A moral da resistência faz com que se levantem após cada golpe, apesar do sofrimento, não só no front, mas também o sofrido por suas famílias, ante os bombardeios nas cidades, os longos dias sem água, sem eletricidade, sem vidros nas janelas. Com as dificuldades para garantir as coisas mais elementares do dia a dia. Moral e enorme vontade de lutar, que faz até os mutilados quererem voltar para o front assim que saem dos hospitais. Tudo isso tem muito a ver com o papel desempenhado pela classe operária.

Embora a correlação de forças favorável entre as classes se expresse dentro das forças armadas e especialmente nas Brigadas de Defesa Territorial, TO (por sua sigla em ucraniano), não existe uma organização política de trabalhadores, independente, com influência decisiva na Ucrânia, nem dentro nem fora das forças armadas, porque não há direção revolucionária capaz de desenvolver uma organização deste tipo.
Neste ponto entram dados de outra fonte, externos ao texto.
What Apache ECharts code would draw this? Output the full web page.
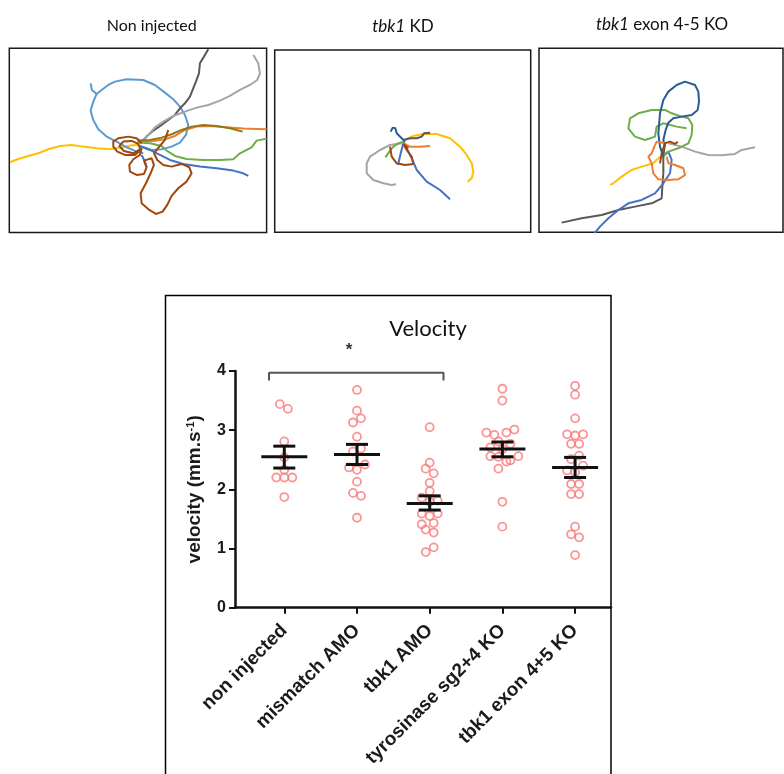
<!DOCTYPE html>
<html><head><meta charset="utf-8">
<script src="https://cdn.jsdelivr.net/npm/echarts@6/dist/echarts.min.js"></script>
<style>html,body{margin:0;padding:0;background:#fff}#c{width:784px;height:774px}</style>
</head><body><div id="c"></div>
<script>
// ---------- scatter data ----------
const categories = ['non injected','mismatch AMO','tbk1 AMO','tyrosinase sg2+4 KO','tbk1 exon 4+5 KO'];
const yTicks = [0,1,2,3,4];
const vNonInjected = [3.44,3.36,2.81,2.54,2.33,2.20,2.20,2.20,1.87];
const jNonInjected = [-0.55,0.45,0,0,0,-1,0,1,0];
const vMismatch = [3.68,3.33,3.13,3.20,2.89,2.64,2.69,2.37,2.33,2.42,2.13,1.94,1.89,1.52];
const jMismatch = [0,0,-0.5,0.5,0,-0.5,0.5,-1,0,1,0,-0.5,0.5,0];
const vTbk1AMO = [3.05,2.45,2.35,2.27,2.11,1.97,1.86,1.81,1.79,1.59,1.55,1.59,1.41,1.43,1.32,1.27,0.94,1.02];
const jTbk1AMO = [0,0,-0.5,0.5,0,0,-1,1,0,-1,0,1,-1,0.5,-0.5,0.5,-0.5,0.5];
const vTyr = [3.70,3.50,2.96,2.92,2.96,3.01,2.81,2.77,2.71,2.68,2.56,2.55,2.47,2.49,2.56,2.35,1.79,1.37];
const jTyr = [0,0,-2,-1,0.5,1.5,-0.5,1,-1.5,0,-1.5,-0.5,0.5,1,2,-0.5,0,0];
const vTbk1KO = [3.75,3.60,3.20,2.93,2.91,2.93,2.77,2.77,2.57,2.51,2.40,2.32,2.29,2.09,2.09,1.92,1.92,1.37,1.24,1.19,0.89];
const jTbk1KO = [0,0,0,-1,0,1,-0.5,0.5,0.5,-0.5,1,-1,0,-0.5,0.5,-0.5,0.5,0,-0.5,0.5,0];
const means = [2.55,2.59,1.76,2.68,2.37];
const semLow = [2.36,2.42,1.65,2.55,2.20];
const semHigh = [2.73,2.76,1.89,2.80,2.54];
const bracketX = [-0.21,2.19];
const bracketY = [3.84,3.97];

// ---------- track data (arbitrary image units) ----------
const p1DarkGray = [[625,28],[612,50],[600,70],[597,100],[588,125],[578,150],[570,170],[555,190],[540,205],[525,225],[505,240],[485,255],[460,272],[440,290],[425,305]];
const p1LightGray = [[760,45],[775,70],[780,100],[772,120],[750,135],[720,150],[690,168],[660,182],[625,195],[590,203],[555,215],[520,228],[490,245],[465,262],[445,285],[428,305]];
const p1LightBlueA = [[272,130],[276,150],[290,162],[305,150],[325,135],[345,125],[380,118],[430,120],[465,135],[495,158],[520,178],[540,200],[555,225],[565,255],[558,285],[540,308],[515,320],[485,328],[455,330],[430,322]];
const p1LightBlueB = [[290,162],[280,185],[272,212],[280,240],[295,268],[320,290],[350,305],[380,322],[410,335],[430,340]];
const p1Blue = [[420,318],[450,330],[480,345],[510,360],[550,372],[600,380],[650,385],[700,392],[730,400],[745,408]];
const p1BlueB = [[425,345],[435,365],[440,382]];
const p1Orange = [[420,305],[460,303],[495,298],[525,288],[555,270],[590,260],[630,258],[680,262],[730,266],[770,267],[800,268]];
const p1Olive = [[412,302],[450,300],[485,293],[515,283],[545,270],[575,260],[610,255],[650,258],[690,265],[728,275]];
const p1Green = [[412,308],[450,310],[485,318],[500,332],[525,348],[560,357],[610,360],[660,360],[700,358],[720,340],[755,322],[770,302],[800,296]];
const p1Yellow = [[30,367],[55,357],[85,348],[115,340],[145,328],[180,318],[215,315],[250,320],[290,325],[330,328],[365,322],[395,316],[415,315]];
const p1Brown = [[425,310],[410,295],[385,290],[355,295],[340,305],[340,320],[352,335],[375,345],[405,345],[422,330],[415,312],[395,303],[370,305],[358,318],[372,333],[400,340],[425,325],[420,345],[400,358],[388,375],[390,395],[410,405],[432,402],[440,382],[432,362],[455,355],[462,375],[452,400],[438,430],[422,460],[425,490],[448,510],[468,522],[488,515],[502,495],[515,468],[535,445],[560,425],[575,400],[568,382],[545,372],[515,380],[490,375],[472,360],[462,340],[478,320],[495,300],[505,270]];

const p2DarkBlue = [[362,395],[368,383],[376,385],[380,400],[395,415],[405,425]];
const p2Blue = [[400,425],[410,445],[425,475],[440,510],[470,545],[510,570],[540,598]];
const p2BlueB = [[400,430],[392,460],[384,495]];
const p2DarkGray = [[400,420],[420,415],[440,415],[455,410],[462,400],[480,398]];
const p2Yellow = [[405,420],[430,408],[460,402],[500,402],[540,415],[570,440],[590,465],[605,490],[610,515],[605,535],[593,545]];
const p2Orange = [[400,430],[420,440],[450,440],[480,438]];
const p2Green = [[400,425],[385,430],[370,440],[358,455],[346,472]];
const p2LightGray = [[395,430],[360,435],[330,450],[300,470],[290,490],[290,520],[310,540],[340,550],[365,555],[378,553]];
const p2Brown = [[360,440],[365,470],[380,490],[405,495],[430,492],[425,470],[410,450],[400,432],[405,428],[415,445]];

const p3DarkBlue = [[385,470],[375,440],[370,400],[375,340],[385,300],[400,275],[425,255],[450,245],[480,255],[490,275],[492,305],[488,330],[470,345],[440,350],[415,355],[400,368],[392,390],[385,420],[390,440]];
const p3Green = [[385,470],[400,455],[430,445],[460,430],[470,405],[472,375],[460,355],[440,350],[410,340],[390,330],[350,330],[310,340],[285,355],[280,385],[300,410],[330,420],[360,410],[365,380],[385,370],[425,380],[455,385]];
const p3Blue = [[380,470],[400,455],[410,480],[405,520],[385,550],[360,580],[320,600],[280,610],[250,630],[220,655],[195,680],[178,700]];
const p3DarkGray = [[390,430],[385,470],[385,520],[382,560],[380,595],[350,610],[300,620],[250,630],[200,645],[140,655],[80,668]];
const p3LightGray = [[400,430],[440,440],[480,455],[520,465],[560,466],[600,462],[620,450],[660,442]];
const p3Orange = [[390,430],[365,425],[358,440],[350,460],[340,470],[350,490],[355,520],[370,538],[400,540],[430,538],[450,525],[445,505],[420,495],[400,490],[395,470]];
const p3Yellow = [[375,470],[355,490],[320,500],[290,510],[260,530],[235,550],[225,555]];
const p3Brown = [[375,490],[380,460],[390,430],[405,425],[420,432],[428,425]];

const C = {darkgray:'#595959',lightgray:'#a5a5a5',lightblue:'#5b9bd5',blue:'#4472c4',darkblue:'#255e91',orange:'#ed7d31',yellow:'#ffc000',green:'#70ad47',brown:'#9e480e',olive:'#8c7a1a'};

const panels = [
  {grid:{left:9.3,top:48.3,width:257.3,height:184.3}, x:[28,800], y:[25,578],
   tracks:[[p1Yellow,C.yellow],[p1LightBlueA,C.lightblue],[p1LightBlueB,C.lightblue],[p1DarkGray,C.darkgray],[p1LightGray,C.lightgray],[p1Blue,C.blue],[p1BlueB,C.blue],[p1Green,C.green],[p1Orange,C.orange],[p1Olive,C.olive],[p1Brown,C.brown]]},
  {grid:{left:274.7,top:50,width:256,height:182.3}, x:[14,782], y:[150,697],
   tracks:[[p2LightGray,C.lightgray],[p2Yellow,C.yellow],[p2Blue,C.blue],[p2BlueB,C.blue],[p2DarkGray,C.darkgray],[p2Orange,C.orange],[p2Green,C.green],[p2DarkBlue,C.darkblue],[p2Brown,C.brown]]},
  {grid:{left:539,top:48.3,width:244,height:184}, x:[12,744], y:[145,697],
   tracks:[[p3DarkGray,C.darkgray],[p3Blue,C.blue],[p3LightGray,C.lightgray],[p3Yellow,C.yellow],[p3Green,C.green],[p3DarkBlue,C.darkblue],[p3Orange,C.orange],[p3Brown,C.brown]]}
];

const grids = [], xAxes = [], yAxes = [], series = [];
panels.forEach((p,i)=>{
  grids.push(Object.assign({show:true,borderColor:'#1a1a1a',borderWidth:1.5,backgroundColor:'#fff'},p.grid));
  xAxes.push({type:'value',gridIndex:i,min:p.x[0],max:p.x[1],show:false});
  yAxes.push({type:'value',gridIndex:i,min:p.y[0],max:p.y[1],inverse:true,show:false});
  p.tracks.forEach(t=>{
    series.push({type:'line',xAxisIndex:i,yAxisIndex:i,data:t[0],symbol:'none',silent:true,
      lineStyle:{color:t[1],width:2},clip:true});
  });
});

// main chart grid
const MI = 3;
const pxPerCat = 72.7;
const slot = 8/pxPerCat;
grids.push({left:235,top:371,width:376,height:236.7});
xAxes.push({type:'value',gridIndex:MI,min:-0.678,max:(611-284.3)/pxPerCat,
  splitLine:{show:false},
  axisLine:{show:true,onZero:false,lineStyle:{color:'#111',width:2.5}},
  axisTick:{show:true,customValues:[0,1,2,3,4],length:6,lineStyle:{color:'#111',width:2}},
  axisLabel:{show:true,customValues:[0,1,2,3,4],rotate:45,margin:20,
    formatter:v=>categories[Math.round(v)],
    fontFamily:'Liberation Sans',fontWeight:'bold',fontSize:19,color:'#1a1a1a'}});
yAxes.push({type:'value',gridIndex:MI,min:0,max:4,interval:1,
  splitLine:{show:false},
  axisLine:{show:true,onZero:false,lineStyle:{color:'#111',width:2.5}},
  axisTick:{show:true,length:6,lineStyle:{color:'#111',width:2}},
  axisLabel:{fontFamily:'Liberation Sans',fontWeight:'bold',fontSize:16,color:'#1a1a1a',margin:9,
    formatter:v=>String(yTicks[yTicks.indexOf(v)])},
  name:'{a|velocity (mm.s}{s|-1}{a|)}',nameLocation:'middle',nameGap:30,nameRotate:90,
  nameTextStyle:{rich:{a:{fontFamily:'Liberation Sans',fontWeight:'bold',fontSize:19,color:'#1a1a1a'},
    s:{fontFamily:'Liberation Sans',fontWeight:'bold',fontSize:11,color:'#1a1a1a',verticalAlign:'top',padding:[0,0,9,0]}}}
});

const groups = [[vNonInjected,jNonInjected],[vMismatch,jMismatch],[vTbk1AMO,jTbk1AMO],[vTyr,jTyr],[vTbk1KO,jTbk1KO]];
groups.forEach((g,gi)=>{
  series.push({type:'scatter',xAxisIndex:MI,yAxisIndex:MI,symbol:'circle',symbolSize:8,
    data:g[0].map((v,k)=>[gi+g[1][k]*slot,v]),
    itemStyle:{color:'rgba(255,255,255,0)',borderColor:'#f77b7b',borderWidth:1.8}});
});
series.push({type:'custom',xAxisIndex:MI,yAxisIndex:MI,z:5,
  data:means.map((m,i)=>[i,m,semLow[i],semHigh[i]]),
  renderItem:(params,api)=>{
    const x=api.value(0);
    const pm=api.coord([x,api.value(1)]), pl=api.coord([x,api.value(2)]), ph=api.coord([x,api.value(3)]);
    const st={stroke:'#111',lineWidth:3};
    return {type:'group',children:[
      {type:'line',shape:{x1:pm[0]-23,y1:pm[1],x2:pm[0]+23,y2:pm[1]},style:st},
      {type:'line',shape:{x1:pl[0],y1:pl[1],x2:ph[0],y2:ph[1]},style:st},
      {type:'line',shape:{x1:pl[0]-11,y1:pl[1],x2:pl[0]+11,y2:pl[1]},style:st},
      {type:'line',shape:{x1:ph[0]-11,y1:ph[1],x2:ph[0]+11,y2:ph[1]},style:st}
    ]};
  }});
series.push({type:'line',xAxisIndex:MI,yAxisIndex:MI,symbol:'none',clip:false,
  data:[[bracketX[0],bracketY[0]],[bracketX[0],bracketY[1]],[bracketX[1],bracketY[1]],[bracketX[1],bracketY[0]]],
  lineStyle:{color:'#555',width:2}});

const chart = echarts.init(document.getElementById('c'),null,{renderer:'canvas'});
chart.setOption({
  animation:false,
  title:[
    {text:'Non injected',left:146.7,top:13,textAlign:'center',textStyle:{fontFamily:'Lato',fontWeight:'normal',fontSize:16,color:'#111'}},
    {text:'{i|tbk1} KD',left:398,top:13,textAlign:'center',textStyle:{fontFamily:'Lato',fontWeight:'normal',fontSize:17,color:'#111',rich:{i:{fontFamily:'Lato',fontStyle:'italic',fontSize:17,color:'#111'}}}},
    {text:'{i|tbk1} exon 4-5 KO',left:657,top:11,textAlign:'center',textStyle:{fontFamily:'Lato',fontWeight:'normal',fontSize:17,color:'#111',rich:{i:{fontFamily:'Lato',fontStyle:'italic',fontSize:17,color:'#111'}}}},
    {text:'Velocity',left:423,top:313,textAlign:'center',textStyle:{fontFamily:'Lato',fontWeight:'normal',fontSize:22,color:'#111'}}
  ],
  graphic:[
    {type:'rect',shape:{x:165.5,y:295.5,width:445.5,height:520},style:{fill:'none',stroke:'#000',lineWidth:1.5},silent:true},
    {type:'text',x:349,y:350,style:{text:'*',fontFamily:'Liberation Sans',fontWeight:'bold',fontSize:17,fill:'#333',align:'center',verticalAlign:'middle'}}
  ],
  grid:grids, xAxis:xAxes, yAxis:yAxes, series:series
});
</script></body></html>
A guerra não começou com a invasão em fevereiro de 2022. Começou como uma guerra localizada em Donbass em abril de 2014. Naquele momento, a invasão tinha a aparência de levantes de grupos separatistas, apoiados por numerosos comandos paramilitares russos, que proclamaram as “repúblicas populares” de Donetz e Lugansk. Naquela época, o exército ucraniano tinha menos de 200.000 soldados mal treinados e mal armados. A política do imperialismo, tanto da UE como dos EUA, foi cúmplice. Nos fatos, eles deixaram passar a anexação da Crimeia e atolaram o conflito em Donbass com as “negociações e acordos de Minsk”, com o objetivo de entregar a integridade territorial da Ucrânia.

Quando começou a invasão russa em grande escala em 24 de fevereiro de 2022 e o rápido avanço para os arredores de Kiev, os operários, para enfrentar o invasor, alistaram-se maciça e voluntariamente no exército ou foram convocados pelo alto comando até juntarem um exército de um milhão de efetivos, o que levou ao fato de que, hoje, os soldados ucranianos são em sua maioria trabalhadores que não estavam no exército há um ano. Por isso afirmamos que a classe operária ucraniana está desempenhando um papel de primeira ordem na luta pela libertação de seu país, e isso tem dado grande força à resistência.

Impulsionar uma ampla campanha de Ajuda Operária para a Ucrânia

Com base na frente única de organizações sindicais em nível internacional representadas pela Rede Sindical Internacional de Solidariedade e Lutas, RSISL https://laboursolidarity.org/  três Comboios de Ajuda Operária já foram organizados para a resistência operária e popular em Ucrânia desde 1º de maio de 2022 a 20 de junho de 2023. E a campanha continuará com mais comboios e a decisão é ampliar os participantes e os destinatários: as organizações sindicais independentes que estão comprometidas com a resistência e o esforço na frente de batalha.

Essa resistência foi fortalecida política e moralmente pela crise do regime russo. Mas as ações da guerra ainda são muito duras. É muito difícil avançar por terra em campos minados durante meses. Inclusive os comandantes russos deixam minados os cadáveres de seus soldados abandonados nas trincheiras. Avançam-se muito poucos quilómetros e as perdas humanas são muito grandes. E partir para a ofensiva, sem apoio da aviação, aumenta o número de mortos e mutilados. Tudo isso torna necessário redobrar esforços na campanha de ajuda material à resistência ucraniana. Chamamos a intensificar as ações políticas de solidariedade e apelar ao apoio solidário dos trabalhadores e a juventude.

Apelamos também a multiplicar a agitação para exigir o que já foi afirmado na declaração LIT-QI:

Armas para a resistência ucraniana!

Apoio às ações contra a guerra na Rússia! Liberdade aos presos políticos detidos nas prisões de Putin e Lukashenko!

Pela expulsão das tropas russas de todo o território ucraniano, incluindo Donbass e Crimeia! Paz sem anexações!

Por uma reconstrução operária da Ucrânia a serviço do povo e não dos oligarcas ou do saque das corporações!

Pela anulação de toda a dívida externa da Ucrânia!

Pela socialização da água e de todos os bens e serviços básicos!

Por uma Ucrânia independente! Por um governo dos trabalhadores e as trabalhadoras!

 

[1] Richard Wagner (1813-1883) foi um grande músico, que evidentemente não poderia ter qualquer ligação com o nazismo. Mas tornou-se um símbolo nazista devido à admiração aberta de Hitler, que via sua música como uma expressão da superioridade do povo alemão.